Buskirk serves as managing partner and plant breeder at Seeds By Design — As the managing partner for both Seeds By Design and Terra Organics, she oversees of all day-to-day administration, research, development, marketing and production activities. Buskirk began her journey in the seed industry in 1981 as a squash breeder’s assistant in Chico, Calif. where she also attended CSU Chico, as an agronomy and ag business student. She’s a California native and always knew as a teenager that she wanted to work in agriculture. After college, Buskirk accepted a position in Gilroy as an assistant brassica breeder. She moved back home to northern California in 1989, to start a family and continue my seed breeding career. In 1994, Buskirk and her partners started Seeds by Design. Now, after being employed in the seed industry for almost 40 years, she considers herself lucky to have the opportunity for her career to be in such a friendly, family-based industry.

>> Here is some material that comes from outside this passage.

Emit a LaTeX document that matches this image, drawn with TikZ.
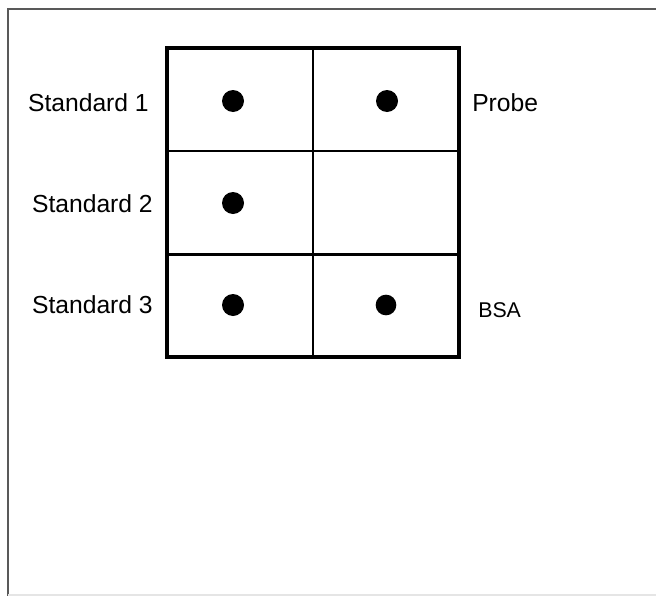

Diehl is the Pacific Northwest research manager and plant breeder for table beet at Sakata Seed America — She joined Sakata in 2015 after graduating from Texas A&M University with a PhD in plant breeding. Diehl currently manages the research and breeding facilities in Burlington and Mount Vernon, Wash., where Sakata’s breeders are developing new varieties of spinach, table beet, baby leaf beet and chard, and pumpkin. Her own breeding work focuses on development of competitive beet varieties for the global fresh and processing markets, with key focuses on adaptability and disease resistance.

Sheridan is the farm to school coordinator and community liaison at Cooking with Kids — a northern New Mexico non-profit founded in 1995 that empowers and educates children and families to make healthy food choices through hands-on learning with fresh, affordable foods. She has worked in food education for over a decade (6 of those years at Cooking with Kids!) and holds a master’s degree in food culture and communications with a concentration on food systems and sustainability from the University of Gastronomic Sciences in Pollenzo, Italy, and a bachelor’s degree in sociology from Bates College in Lewiston, Maine. She loves cooking, growing food in her garden and getting people excited about food!